# Don't ask and PLEASE do not tell!!!



## Renegayde (Jun 4, 2009)

ummmmm....Hello.....My name is Todd and I am a addict......I have run out of areas to put plants and these new aquisitions are currently residing on top of the freezer until I figure out where to put them. The one pic is of the Phrag kaieteurum x schmilli cross I just got today.....was suppose to be 9+ growths and there are 16+ growths that I could count....LOTS of small new growths....just hope I do not kill them


Todd


----------



## biothanasis (Jun 4, 2009)

Splendid haul Todd!!! Happy growing and blooming!!!


----------



## Renegayde (Jun 4, 2009)

ohh yeah I forgot the Phrag was one plant but it split in two.....it was almost like there were two plants there at one time...probably a couple of inches apart and both with lots of multiple growths......but they were barely connected because as I was cleaning off dead roots they seperated....Biothanasis thats not all the new ones....those are just the ones I have not found a location for yet

Todd


----------



## SlipperFan (Jun 4, 2009)

Sincerely addicted. Don't worry -- we'll keep your secret...


----------



## nikv (Jun 4, 2009)

Todd, 

You need to stay away from eBay, dude! 

Best Regards,
Nik


----------



## biothanasis (Jun 4, 2009)

Renegayde said:


> Biothanasis thats not all the new ones....those are just the ones I have not found a location for yet



Hmmmm....Why do I get the idea that this place is going to be a new growing area???oke:


----------



## Clark (Jun 4, 2009)

Very healthy. :drool:


----------



## Renegayde (Jun 4, 2009)

LOL Nik I am currently searching for software to block my computer from every connecting to E-bay again...course not all of those are from E-bay....some came from Thanh Nuygen from the flasks he had listed on orchid mall which I had asked opinions about the crossed in another thread on here.....one of the compots in the pic came from pcatorchid one of our members....I bought two compots from him but the other one is in its permanent location already

Todd


----------



## Renegayde (Jun 4, 2009)

Biothanasis...NOoooooooo....LOL I have to take them off the freeze everytime I want something out of there and plus I have some on top of the toaster oven that I also have to keep moving off so that I can cook something....which usually coincides with having to move the ones off the freezer

Todd


----------



## tocarmar (Jun 4, 2009)

Todd,
Nice plants!! You can send me some, I'll take good care of them for you!!!
The one from e-bay does the tag say Big Oak Orchids? If so than you got a good deal, Dave is real good, I've got alot from him over the years.

Tom


----------



## P-chan (Jun 4, 2009)

Nice haul! Time to build a new bench and throw up a couple more lights! :wink: Your secret's safe with me!


----------



## Renegayde (Jun 4, 2009)

Tom....yeah I just did not realize that shermantp and Big Oak Orchids were one in the same


----------



## NYEric (Jun 5, 2009)

Um, there's plenty of room I see if you use ceiling screws and hanging pots!


----------



## biothanasis (Jun 5, 2009)

So you just need some time to prepaire a new growing area!! You got some suggestions so far!! Go for it...


----------



## tocarmar (Jun 5, 2009)

He started the website about 2 years ago. I don't think he has finished it yet. I have gotten some good deals with him (Dave). 
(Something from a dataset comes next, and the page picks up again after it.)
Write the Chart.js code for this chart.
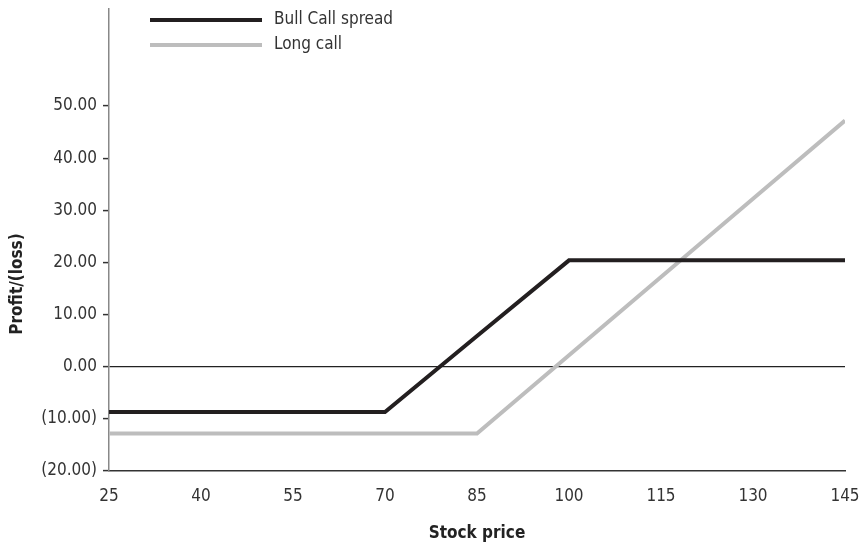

Good luck with the plants/flasks. 

Tom


----------



## Renegayde (Jun 5, 2009)

NYEric said:


> Um, there's plenty of room I see if you use ceiling screws and hanging pots!



LOL I have like 12' ceilings.....I think hanging pots are out of the question


----------



## Renegayde (Jun 5, 2009)

Tom....yeah I have been very pleased with the plants I have won from him on E-bay.....this is the first one I have ever gotten though with his tag in it


----------



## nikv (Jun 5, 2009)

Renegayde said:


> LOL I have like 12' ceilings.....I think hanging pots are out of the question



No, that means that you have even more room for hanging pots!


----------



## NYEric (Jun 5, 2009)

Exactly! You can have them hanging at diff levels, just like in the jungles!


----------



## Renegayde (Jun 5, 2009)

grrrr see now you guys are trying to enable me to buy that flask of kovachii cross seedlings


----------



## NYEric (Jun 5, 2009)

Yes! :evil:


----------



## tocarmar (Jun 5, 2009)

Todd,
Yes :evil: Yes :evil: Yes:evil: Buy it!! You can always share some seedlings with us!! :drool:

I have gotten a few tags of his.

Tom


----------



## Gilda (Jun 5, 2009)

Todd ,your in good company with other slipper addicts , and we'll enable you as much as we can !! I just bought from Dave too, but didn't get mine today. Hopefully tommorrow, or I am afraid they are sitting somewhere in a PO.:sob:


----------